Jodi Cooley works half a mile underground, in a mine that stopped operating 40 years ago. A rattling elevator takes her to work, 27 floors beneath the surface. The ride down the mineshaft is five minutes of complete darkness. A colony of bats inhabits the mine.
"For someone who's squeamish," says Cooley, "it's not the best work environment." When she is on shift she spends 10 hours a day in the mine, 10 days in a row. Looking to find a new type of particle, Cooley is listening for whispers of dark matter.

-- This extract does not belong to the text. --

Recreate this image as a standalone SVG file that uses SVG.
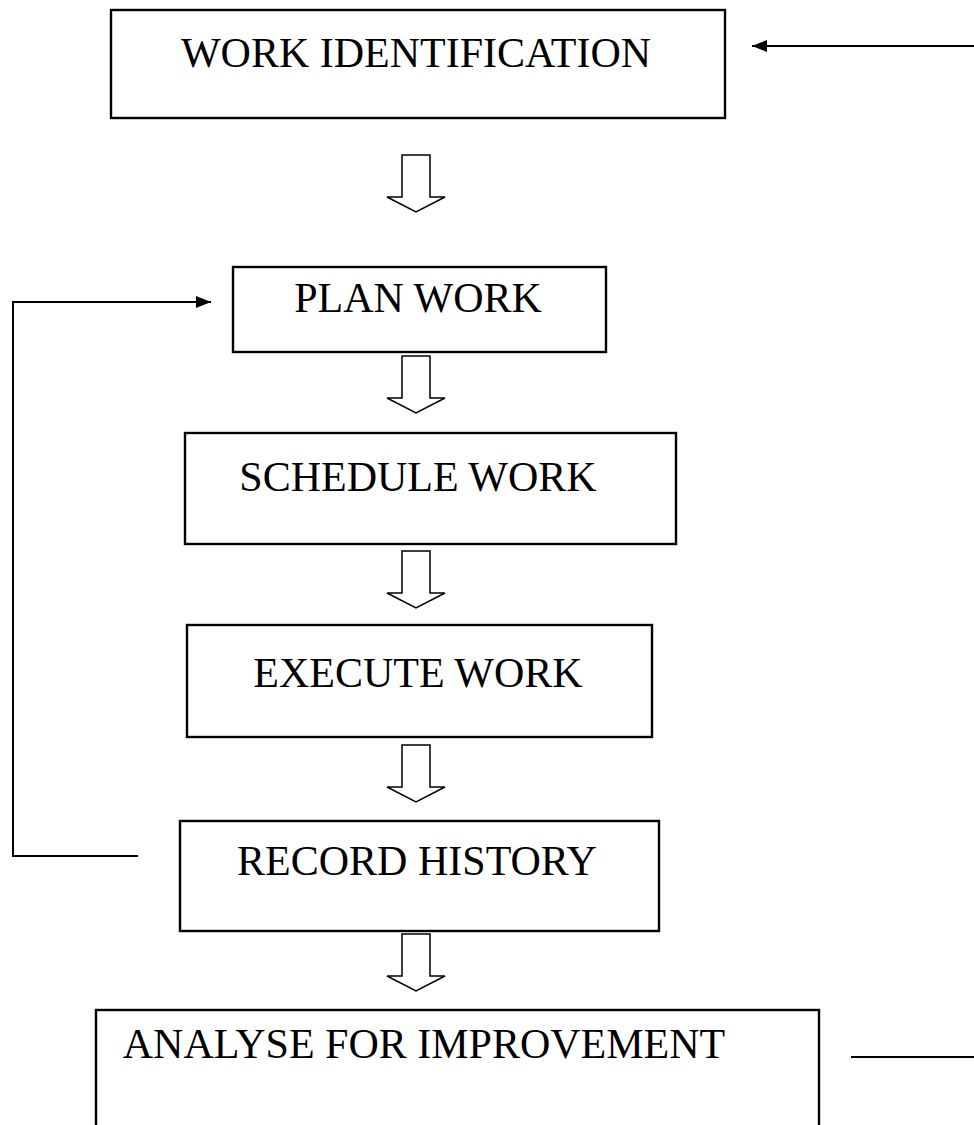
<svg xmlns="http://www.w3.org/2000/svg" width="974" height="1125" viewBox="0 0 974 1125">
<style>
.box{fill:#fff;stroke:#000;stroke-width:2.4}
.lbl{font-family:"Liberation Serif","Times New Roman",serif;font-size:42px;fill:#000;text-anchor:middle}
.blk{fill:#fff;stroke:#000;stroke-width:1.5;stroke-linejoin:miter}
.ln{fill:none;stroke:#000;stroke-width:2}
</style>
<defs>
<marker id="ah" viewBox="0 0 15 12" refX="15" refY="6" markerWidth="15" markerHeight="12" markerUnits="userSpaceOnUse" orient="auto">
<path d="M0,0 L15,6 L0,12 Z" fill="#000"/>
</marker>
<path id="blkarrow" class="blk" d="M-14,0 H14 V42 H29 L0,57 L-29,42 H-14 Z"/>
</defs>
<rect width="974" height="1125" fill="#fff"/>
<g id="connectors">
<line class="ln" x1="974" y1="46" x2="752" y2="46" marker-end="url(#ah)"/>
<path class="ln" d="M138,856 H13 V302 H211" marker-end="url(#ah)"/>
<line class="ln" x1="851" y1="1057" x2="974" y2="1057"/>
<use href="#blkarrow" x="416" y="155"/>
<use href="#blkarrow" x="416" y="356"/>
<use href="#blkarrow" x="416" y="551"/>
<use href="#blkarrow" x="416" y="745"/>
<use href="#blkarrow" x="416" y="934"/>
</g>
<g id="work-identification">
<rect class="box" x="111" y="10" width="614" height="108"/>
<text class="lbl" x="416" y="67">WORK IDENTIFICATION</text>
</g>
<g id="plan-work">
<rect class="box" x="233" y="267" width="373" height="85"/>
<text class="lbl" x="418" y="312">PLAN WORK</text>
</g>
<g id="schedule-work">
<rect class="box" x="185" y="433" width="491" height="111"/>
<text class="lbl" x="418" y="491">SCHEDULE WORK</text>
</g>
<g id="execute-work">
<rect class="box" x="187" y="625" width="465" height="112"/>
<text class="lbl" x="418" y="687">EXECUTE WORK</text>
</g>
<g id="record-history">
<rect class="box" x="180" y="821" width="479" height="110"/>
<text class="lbl" x="417" y="875">RECORD HISTORY</text>
</g>
<g id="analyse-for-improvement">
<rect class="box" x="96" y="1010" width="723" height="130"/>
<text class="lbl" x="424" y="1058">ANALYSE FOR IMPROVEMENT</text>
</g>
</svg>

The underground experiment she works on, a collaboration of 60 physicists and engineers, is the world's most sensitive search for a type of particle that, as of yet, has only been theorized. The Cryogenic Dark Matter Search (CDMS) uses detectors chilled nearly to the lowest possible temperature, minus 273 degrees Celsius, to "listen" for vibrations caused by these particles streaming in from space. The discovery of these particles would revolutionize our view of the cosmos.
For Cooley, a postdoc at Stanford University, a day at the Soudan Underground Laboratory in Minnesota begins with a cup of coffee. After a telephone meeting with Dan Bauer, who leads the CDMS operations, she and her shift partner spend the rest of the day monitoring the experiment's cooling system, detectors, and electronics. Cooley, speaking from the mine by telephone, says she never suffers from boredom.
"Even when things are going smoothly, down here we can always find more work to do," she says. "There is no lack of work to be done."